The ratings company deepened the 2008 economic collapse by giving top ratings to bad mortgage debt to win business from Wall Street banks, the government said. The U.S. had said it might seek as much as $5 billion when it sued S&P in 2013. The states and the District of Columbia also sued the McGraw Hill Financial Inc. unit.
The Justice Department has secured settlements worth tens of billions of dollars during the last two years from mortgage lenders and banks that it blamed for the financial crisis. Those companies generated unprecedented amounts of shoddy mortgages packaged and sold to investors as securities, many of which turned out to be worthless despite investment-grade ratings.
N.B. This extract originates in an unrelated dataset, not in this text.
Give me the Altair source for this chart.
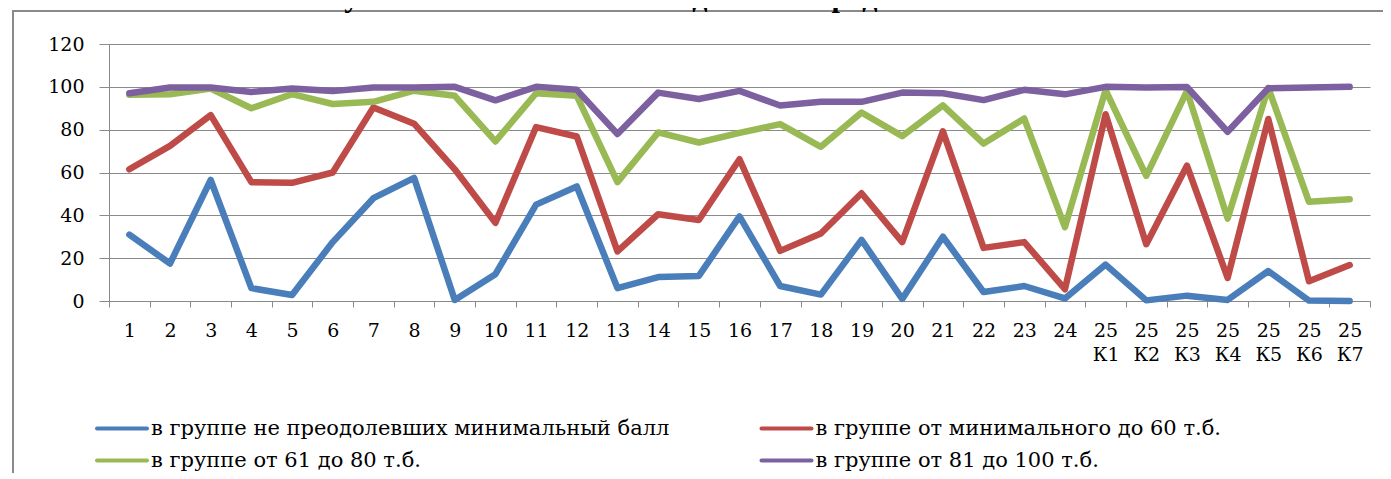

New York-based S&P, the only credit rater sued by the Justice Department’s residential mortgage-backed securities working group, contends that it was singled out because it downgraded U.S. debt in 2011. Its competitors, which issued the same grades for the same securities, weren’t sued by the U.S. The case is scheduled for trial in September.
Representatives of S&P and the Justice Department didn’t immediately comment. The person familiar with the talks didn’t want to be identified because the negotiations are private.
The U.S. accused S&P of lying about its ratings being free of conflicts of interest. The government has said it might seek as much as $5 billion in civil penalties for losses by federally insured financial institutions that relied on the company’s investment-grade ratings for mortgage-backed securities and collateralized-debt obligations.